Repair or kick to the curb



I have a 1994 Volvo 940 Turbo Wagon with 132K. The AC is dead. Radio donated to the local street punks. The real problem is that the transmission is going. Lots of slip, and its on again off again. My mechanic estimates that to replace the transmission is somewhere between $2000-3000 depending upon whether I get one used or one that’s been remanufactured and then of course there’s no guarantee. The rest of the car is in decent working order. The blue book on the car in current condition is only around $1000 given the torn seat and non-functioning power seat. Trade in, even in good condition is $600 or thereabouts.

So the question is whether I drive it into the ground, using it only to get around, and eventually get a new car, or do I put the $3K with no guarantees into fixing the old car.


$3000 with no guarantee on a $1000 car? Not even close. That’s like throwing $3000 into a raging fire.

I’d try a bottle of ‘Lucas Oil Transmission Fix’ for $10 or so dollars before spending that much money on this car. It’s a band-aid, but it may give you an extra couple of months. Take the $3000 and start shopping for the next perfect ride. Hopefully, the transmission will last long enough.


I put a rebuilt tranny in my 1993 940 Turbo Wagon at 155,000 miles. What is interesting is that it came from Volvo, and included a torque converter, something that not all rebuilts come with. Cost was about $2800. Still going strong at 216,000 miles.

You really have to like the car to spend that kind of money on a vehicle of that age. Fortunately, I do.
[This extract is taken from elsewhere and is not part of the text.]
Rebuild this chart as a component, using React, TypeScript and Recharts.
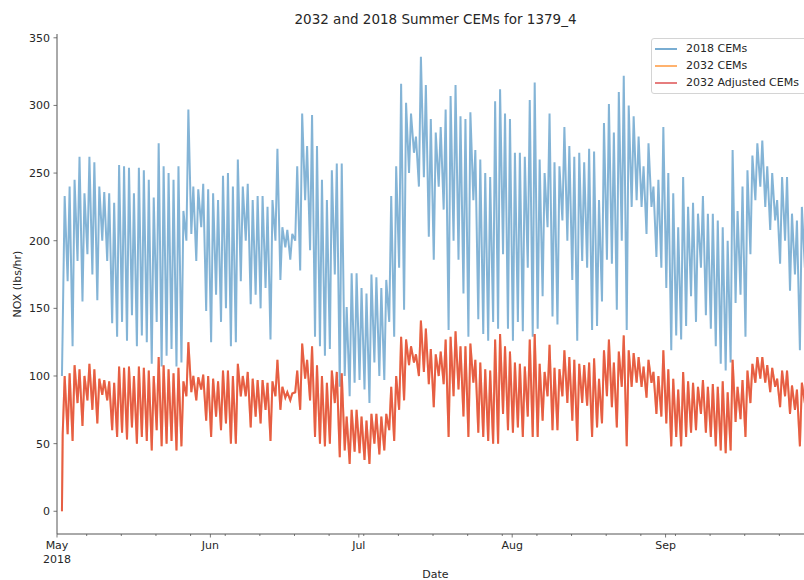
import { LineChart, Line, XAxis, YAxis, Legend } from "recharts"

// day offsets from May 1 2018
const monthTicks = [0, 31, 61, 92, 123]
const monthLabels = ["May\n2018", "Jun", "Jul", "Aug", "Sep"]
const weekTicks = [6, 13, 20, 27, 34, 41, 48, 55, 62, 69, 76, 83, 90, 97, 104, 111, 118, 125, 132, 139, 146]
const yTicks = [0, 50, 100, 150, 200, 250, 300, 350]
const seriesNames = ["2018 CEMs", "2032 CEMs", "2032 Adjusted CEMs"]

const firstDay = 1
const start2018 = 100
const start2032 = 0

// daily peaks / troughs, May 2 .. Sep 30
const high2018 = [
  233, 240, 245, 262, 235, 262, 258, 240, 236, 235,
  228, 256, 255, 254, 235, 254, 252, 245, 232, 272,
  255, 250, 245, 255, 222, 297, 240, 238, 242, 238,
  235, 230, 248, 250, 240, 260, 240, 242, 230, 233,
  233, 225, 230, 268, 210, 208, 205, 255, 294, 270,
  293, 270, 245, 230, 252, 257, 257, 151, 176, 176,
  165, 161, 175, 173, 165, 171, 233, 255, 316, 302,
  294, 277, 336, 315, 290, 280, 284, 297, 307, 315,
  292, 290, 295, 267, 260, 250, 247, 303, 312, 294,
  290, 265, 265, 262, 304, 317, 260, 250, 294, 258,
  255, 284, 270, 262, 265, 258, 268, 266, 230, 287,
  301, 280, 310, 322, 300, 292, 277, 255, 272, 240,
  245, 284, 250, 235, 210, 247, 225, 228, 220, 233,
  220, 220, 215, 210, 200, 267, 222, 240, 252, 263,
  272, 274, 255, 250, 230, 247, 247, 220, 215, 225,
  210, 205,
]
const low2018 = [
  135, 170, 122, 185, 155, 190, 175, 156, 200, 185,
  139, 129, 140, 126, 145, 122, 130, 125, 109, 140,
  107, 115, 120, 107, 110, 200, 205, 185, 210, 148,
  125, 160, 140, 150, 122, 125, 170, 200, 153, 160,
  150, 165, 127, 200, 171, 195, 186, 200, 178, 230,
  193, 129, 122, 115, 120, 175, 92, 100, 85, 95,
  97, 90, 80, 110, 100, 97, 140, 129, 180, 149,
  250, 265, 240, 247, 203, 186, 240, 223, 134, 200,
  186, 161, 129, 230, 142, 131, 126, 140, 135, 190,
  135, 126, 140, 133, 180, 129, 135, 159, 210, 144,
  138, 215, 200, 171, 126, 185, 180, 134, 137, 155,
  186, 183, 149, 200, 134, 225, 230, 225, 205, 225,
  188, 180, 165, 119, 130, 127, 137, 159, 140, 180,
  145, 135, 122, 109, 104, 110, 154, 160, 129, 190,
  230, 240, 225, 208, 215, 183, 200, 163, 175, 119,
  180, 150,
]
const high2032 = [
  100, 102, 108, 105, 100, 109, 105, 98, 97, 96,
  95, 107, 106, 107, 100, 107, 106, 104, 100, 114,
  108, 105, 102, 106, 96, 125, 100, 99, 101, 100,
  98, 96, 104, 104, 100, 109, 100, 103, 98, 97,
  97, 95, 96, 112, 92, 88, 87, 104, 124, 112,
  122, 108, 100, 95, 104, 103, 102, 70, 75, 75,
  70, 67, 72, 72, 70, 72, 92, 100, 129, 127,
  122, 116, 141, 135, 120, 116, 118, 127, 129, 133,
  122, 122, 124, 112, 110, 105, 104, 127, 131, 122,
  118, 110, 109, 107, 127, 131, 109, 103, 123, 106,
  105, 119, 114, 112, 109, 108, 110, 113, 98, 119,
  127, 110, 118, 130, 119, 117, 114, 107, 112, 103,
  100, 119, 105, 98, 90, 103, 96, 95, 92, 97,
  92, 94, 92, 96, 88, 112, 92, 97, 104, 109,
  114, 114, 108, 106, 98, 104, 104, 93, 90, 95,
  90, 88,
]
const low2032 = [
  57, 57, 52, 80, 63, 82, 75, 65, 86, 82,
  60, 55, 58, 53, 62, 50, 55, 52, 45, 60,
  48, 50, 52, 45, 48, 85, 88, 82, 90, 67,
  55, 70, 60, 65, 50, 50, 85, 85, 62, 70,
  65, 75, 52, 85, 75, 84, 82, 88, 75, 98,
  82, 55, 50, 48, 50, 80, 40, 45, 35, 44,
  43, 38, 35, 50, 42, 45, 60, 52, 75, 82,
  108, 110, 100, 103, 94, 77, 100, 94, 55, 85,
  90, 70, 55, 95, 58, 55, 52, 50, 50, 72,
  60, 58, 62, 55, 70, 55, 55, 67, 85, 60,
  60, 85, 80, 67, 52, 80, 78, 55, 62, 65,
  85, 77, 62, 92, 48, 92, 95, 92, 84, 95,
  72, 70, 65, 48, 55, 48, 55, 58, 60, 72,
  58, 55, 48, 45, 43, 45, 66, 68, 55, 80,
  95, 98, 95, 88, 92, 77, 85, 72, 75, 48,
  80, 65,
]

const data = [{ t: firstDay, cems2018: start2018, cems2032: start2032, adj2032: start2032 }]
high2018.forEach((h, i) => {
  data.push({ t: firstDay + i + 0.15, cems2018: low2018[i], cems2032: low2032[i], adj2032: low2032[i] })
  data.push({ t: firstDay + i + 0.55, cems2018: h, cems2032: high2032[i], adj2032: high2032[i] })
})

const FONT = "'DejaVu Sans', sans-serif"
const TEXT = "#262626"
const SPINE = "#555"

const DateTick = (props: any) => {
  const { x, y, payload } = props
  const idx = monthTicks.indexOf(payload.value)
  if (idx < 0) {
    return <line x1={x} x2={x} y1={y} y2={y + 2} stroke={SPINE} strokeWidth={0.8} />
  }
  const lines = monthLabels[idx].split("\n")
  return (
    <g>
      <line x1={x} x2={x} y1={y} y2={y + 3.5} stroke={SPINE} strokeWidth={0.8} />
      <text x={x} y={y + 15} textAnchor="middle" fontSize={11} fill={TEXT} fontFamily={FONT}>
        {lines.map((l, i) => (
          <tspan key={i} x={x} dy={i === 0 ? 0 : 13.5}>{l}</tspan>
        ))}
      </text>
    </g>
  )
}

const YTitle = (props: any) => {
  const vb = props.viewBox
  const cx = vb.x + 5.5
  const cy = vb.y + vb.height / 2
  return (
    <text transform={`translate(${cx},${cy}) rotate(-90)`} textAnchor="middle" dy="0.35em"
      fontSize={11} fill={TEXT} fontFamily={FONT}>
      NOX (lbs/hr)
    </text>
  )
}

const LegendBox = (props: any) => {
  const items = [...(props.payload || [])].sort(
    (a: any, b: any) => seriesNames.indexOf(a.value) - seriesNames.indexOf(b.value)
  )
  return (
    <div style={{
      border: "1px solid #d4d4d4", borderRadius: 3, background: "rgba(255,255,255,0.8)",
      width: 158, paddingTop: 1, paddingBottom: 2, fontFamily: FONT, fontSize: 11, color: TEXT,
    }}>
      {items.map((it: any) => (
        <div key={it.value} style={{ height: 17, lineHeight: "17px", display: "flex", alignItems: "center", whiteSpace: "nowrap" }}>
          <span style={{ display: "inline-block", width: 22, marginLeft: 3, marginRight: 9, borderTop: `2px solid ${it.color}`, opacity: 0.6 }} />
          <span>{it.value}</span>
        </div>
      ))}
    </div>
  )
}

export default function App() {
  return (
    <div style={{ position: "absolute", left: 0, top: 0, width: 804, height: 580, overflow: "hidden", background: "#fff" }}>
      <div style={{
        position: "absolute", left: 57, top: 11, width: 757, textAlign: "center",
        fontFamily: FONT, fontSize: 13.5, lineHeight: "16px", color: TEXT,
      }}>
        2032 and 2018 Summer CEMs for 1379_4
      </div>
      <LineChart width={860} height={580} data={data} margin={{ top: 34, right: 46, bottom: 0, left: 12 }}>
        <XAxis
          dataKey="t" type="number" domain={[0, 153]} allowDataOverflow
          ticks={[...monthTicks, ...weekTicks].sort((a, b) => a - b)} interval={0}
          tick={<DateTick />} tickLine={false} tickSize={0} tickMargin={0}
          axisLine={{ stroke: SPINE, strokeWidth: 1 }} height={46}
          label={{ value: "Date", position: "insideBottom", offset: 2, fontSize: 11, fill: TEXT, fontFamily: FONT }}
        />
        <XAxis xAxisId="top" orientation="top" dataKey="t" type="number" domain={[0, 153]}
          height={0} tick={false} tickLine={false} axisLine={{ stroke: SPINE, strokeWidth: 1 }} />
        <YAxis
          type="number" domain={[-16.8, 352.8]} allowDataOverflow ticks={yTicks} interval={0}
          width={45} tickSize={3.5} tickMargin={3.5}
          tickLine={{ stroke: SPINE, strokeWidth: 0.8 }} axisLine={{ stroke: SPINE, strokeWidth: 1 }}
          tick={{ fontSize: 11, fill: TEXT, fontFamily: FONT }}
          label={<YTitle />}
        />
        <Legend layout="vertical" align="center" verticalAlign="middle"
          wrapperStyle={{ top: 38, left: 651, width: "auto" }} content={<LegendBox />} />
        <Line dataKey="cems2018" name="2018 CEMs" type="linear" dot={false} isAnimationActive={false}
          stroke="#1f77b4" strokeOpacity={0.55} strokeWidth={2} />
        <Line dataKey="cems2032" name="2032 CEMs" type="linear" dot={false} isAnimationActive={false}
          stroke="#ff7f0e" strokeOpacity={0.6} strokeWidth={2} />
        <Line dataKey="adj2032" name="2032 Adjusted CEMs" type="linear" dot={false} isAnimationActive={false}
          stroke="#d62728" strokeOpacity={0.6} strokeWidth={2} />
      </LineChart>
    </div>
  )
}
Our family keeps cars a very long time, but also uses sound financial analysis to decide when to put a vehicle out to pasture.

IF, and that’s a big IF, the rest of the car is near perfect (nothing on the horizon), and you really like it, it would be worthwhile to spend $2800 or so to do the transmission. That would still leave you exposed to all the other things that can go wrong with a Volvo at that age. If this was a non-turbo Japanese car, it would go another 100,000 miles without too many worries.

Personally, I would try to add the “elixir” mentioned, and basically drive it till it bites the dust. There are statistically too many things that can go wrong with this car in the next 2-3 years to make it worth keeping.